** Data provided **
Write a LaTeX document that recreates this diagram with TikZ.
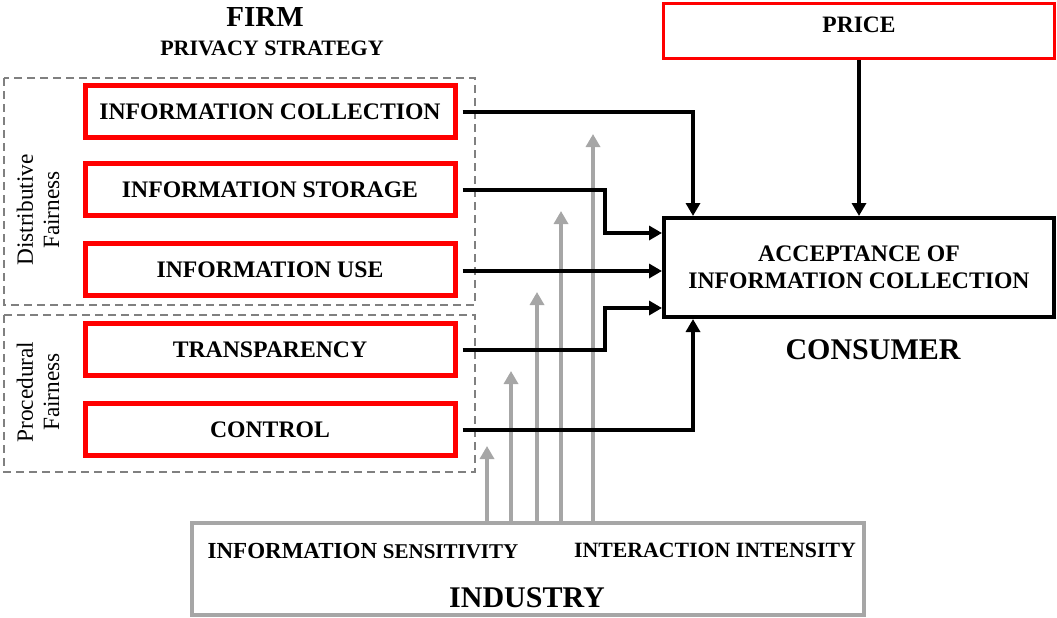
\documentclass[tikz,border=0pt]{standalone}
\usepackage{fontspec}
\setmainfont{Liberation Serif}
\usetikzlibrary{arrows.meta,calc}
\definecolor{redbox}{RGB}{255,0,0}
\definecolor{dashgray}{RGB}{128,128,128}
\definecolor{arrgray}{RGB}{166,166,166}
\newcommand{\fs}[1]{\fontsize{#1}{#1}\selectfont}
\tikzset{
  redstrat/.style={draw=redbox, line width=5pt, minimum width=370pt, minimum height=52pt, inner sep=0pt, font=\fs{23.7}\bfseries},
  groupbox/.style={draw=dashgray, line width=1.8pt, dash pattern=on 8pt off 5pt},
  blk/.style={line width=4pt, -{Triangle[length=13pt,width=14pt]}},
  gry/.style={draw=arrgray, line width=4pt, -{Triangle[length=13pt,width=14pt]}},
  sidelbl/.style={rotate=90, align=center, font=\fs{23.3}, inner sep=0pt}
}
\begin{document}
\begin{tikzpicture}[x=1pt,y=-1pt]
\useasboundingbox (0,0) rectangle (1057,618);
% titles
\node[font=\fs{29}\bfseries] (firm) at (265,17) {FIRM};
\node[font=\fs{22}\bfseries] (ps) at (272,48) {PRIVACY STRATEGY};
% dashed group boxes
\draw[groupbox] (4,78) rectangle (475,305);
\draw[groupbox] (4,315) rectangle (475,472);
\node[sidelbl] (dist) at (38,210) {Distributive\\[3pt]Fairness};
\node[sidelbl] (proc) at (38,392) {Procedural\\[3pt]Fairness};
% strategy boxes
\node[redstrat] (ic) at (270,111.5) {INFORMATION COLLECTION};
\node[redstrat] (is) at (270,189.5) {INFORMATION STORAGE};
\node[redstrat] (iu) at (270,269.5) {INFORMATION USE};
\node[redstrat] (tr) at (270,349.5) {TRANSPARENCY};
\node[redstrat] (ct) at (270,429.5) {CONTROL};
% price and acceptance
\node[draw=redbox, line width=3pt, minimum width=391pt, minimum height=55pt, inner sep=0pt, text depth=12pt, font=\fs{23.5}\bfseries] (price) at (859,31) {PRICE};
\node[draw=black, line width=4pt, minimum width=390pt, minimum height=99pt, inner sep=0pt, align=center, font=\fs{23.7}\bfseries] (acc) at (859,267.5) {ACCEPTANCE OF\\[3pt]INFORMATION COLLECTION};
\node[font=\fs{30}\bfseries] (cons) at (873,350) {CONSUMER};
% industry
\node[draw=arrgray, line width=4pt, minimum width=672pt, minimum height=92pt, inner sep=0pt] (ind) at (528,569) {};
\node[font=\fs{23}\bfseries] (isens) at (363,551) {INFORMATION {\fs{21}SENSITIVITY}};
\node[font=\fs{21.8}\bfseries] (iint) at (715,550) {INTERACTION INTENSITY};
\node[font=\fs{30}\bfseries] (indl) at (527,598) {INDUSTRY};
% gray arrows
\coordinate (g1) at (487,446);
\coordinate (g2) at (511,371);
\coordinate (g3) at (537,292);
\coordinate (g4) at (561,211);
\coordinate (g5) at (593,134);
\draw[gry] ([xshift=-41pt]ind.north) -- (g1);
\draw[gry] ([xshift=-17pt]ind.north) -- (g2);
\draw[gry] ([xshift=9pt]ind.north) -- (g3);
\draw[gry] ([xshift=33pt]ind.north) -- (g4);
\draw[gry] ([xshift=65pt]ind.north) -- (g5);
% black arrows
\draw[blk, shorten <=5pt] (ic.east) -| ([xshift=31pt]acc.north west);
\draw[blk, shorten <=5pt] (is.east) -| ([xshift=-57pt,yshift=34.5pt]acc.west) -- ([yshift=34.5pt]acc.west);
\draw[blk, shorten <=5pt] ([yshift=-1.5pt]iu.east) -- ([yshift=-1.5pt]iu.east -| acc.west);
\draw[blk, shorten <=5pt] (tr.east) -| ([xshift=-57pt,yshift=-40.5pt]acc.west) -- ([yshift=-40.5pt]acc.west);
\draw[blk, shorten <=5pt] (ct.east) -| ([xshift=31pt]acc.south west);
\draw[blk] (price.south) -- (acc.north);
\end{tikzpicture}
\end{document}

** Exercise brief **
Please transcribe the material above exactly as written. Leave the pictures out.

** Response to this exercise **
Write a LaTeX document that recreates this diagram with TikZ.
\documentclass[tikz,border=0pt]{standalone}
\usepackage{fontspec}
\setmainfont{Liberation Serif}
\usetikzlibrary{arrows.meta,calc}
\definecolor{redbox}{RGB}{255,0,0}
\definecolor{dashgray}{RGB}{128,128,128}
\definecolor{arrgray}{RGB}{166,166,166}
\newcommand{\fs}[1]{\fontsize{#1}{#1}\selectfont}
\tikzset{
  redstrat/.style={draw=redbox, line width=5pt, minimum width=370pt, minimum height=52pt, inner sep=0pt, font=\fs{23.7}\bfseries},
  groupbox/.style={draw=dashgray, line width=1.8pt, dash pattern=on 8pt off 5pt},
  blk/.style={line width=4pt, -{Triangle[length=13pt,width=14pt]}},
  gry/.style={draw=arrgray, line width=4pt, -{Triangle[length=13pt,width=14pt]}},
  sidelbl/.style={rotate=90, align=center, font=\fs{23.3}, inner sep=0pt}
}
\begin{document}
\begin{tikzpicture}[x=1pt,y=-1pt]
\useasboundingbox (0,0) rectangle (1057,618);
% titles
\node[font=\fs{29}\bfseries] (firm) at (265,17) {FIRM};
\node[font=\fs{22}\bfseries] (ps) at (272,48) {PRIVACY STRATEGY};
% dashed group boxes
\draw[groupbox] (4,78) rectangle (475,305);
\draw[groupbox] (4,315) rectangle (475,472);
\node[sidelbl] (dist) at (38,210) {Distributive\\[3pt]Fairness};
\node[sidelbl] (proc) at (38,392) {Procedural\\[3pt]Fairness};
% strategy boxes
\node[redstrat] (ic) at (270,111.5) {INFORMATION COLLECTION};
\node[redstrat] (is) at (270,189.5) {INFORMATION STORAGE};
\node[redstrat] (iu) at (270,269.5) {INFORMATION USE};
\node[redstrat] (tr) at (270,349.5) {TRANSPARENCY};
\node[redstrat] (ct) at (270,429.5) {CONTROL};
% price and acceptance
\node[draw=redbox, line width=3pt, minimum width=391pt, minimum height=55pt, inner sep=0pt, text depth=12pt, font=\fs{23.5}\bfseries] (price) at (859,31) {PRICE};
\node[draw=black, line width=4pt, minimum width=390pt, minimum height=99pt, inner sep=0pt, align=center, font=\fs{23.7}\bfseries] (acc) at (859,267.5) {ACCEPTANCE OF\\[3pt]INFORMATION COLLECTION};
\node[font=\fs{30}\bfseries] (cons) at (873,350) {CONSUMER};
% industry
\node[draw=arrgray, line width=4pt, minimum width=672pt, minimum height=92pt, inner sep=0pt] (ind) at (528,569) {};
\node[font=\fs{23}\bfseries] (isens) at (363,551) {INFORMATION {\fs{21}SENSITIVITY}};
\node[font=\fs{21.8}\bfseries] (iint) at (715,550) {INTERACTION INTENSITY};
\node[font=\fs{30}\bfseries] (indl) at (527,598) {INDUSTRY};
% gray arrows
\coordinate (g1) at (487,446);
\coordinate (g2) at (511,371);
\coordinate (g3) at (537,292);
\coordinate (g4) at (561,211);
\coordinate (g5) at (593,134);
\draw[gry] ([xshift=-41pt]ind.north) -- (g1);
\draw[gry] ([xshift=-17pt]ind.north) -- (g2);
\draw[gry] ([xshift=9pt]ind.north) -- (g3);
\draw[gry] ([xshift=33pt]ind.north) -- (g4);
\draw[gry] ([xshift=65pt]ind.north) -- (g5);
% black arrows
\draw[blk, shorten <=5pt] (ic.east) -| ([xshift=31pt]acc.north west);
\draw[blk, shorten <=5pt] (is.east) -| ([xshift=-57pt,yshift=34.5pt]acc.west) -- ([yshift=34.5pt]acc.west);
\draw[blk, shorten <=5pt] ([yshift=-1.5pt]iu.east) -- ([yshift=-1.5pt]iu.east -| acc.west);
\draw[blk, shorten <=5pt] (tr.east) -| ([xshift=-57pt,yshift=-40.5pt]acc.west) -- ([yshift=-40.5pt]acc.west);
\draw[blk, shorten <=5pt] (ct.east) -| ([xshift=31pt]acc.south west);
\draw[blk] (price.south) -- (acc.north);
\end{tikzpicture}
\end{document}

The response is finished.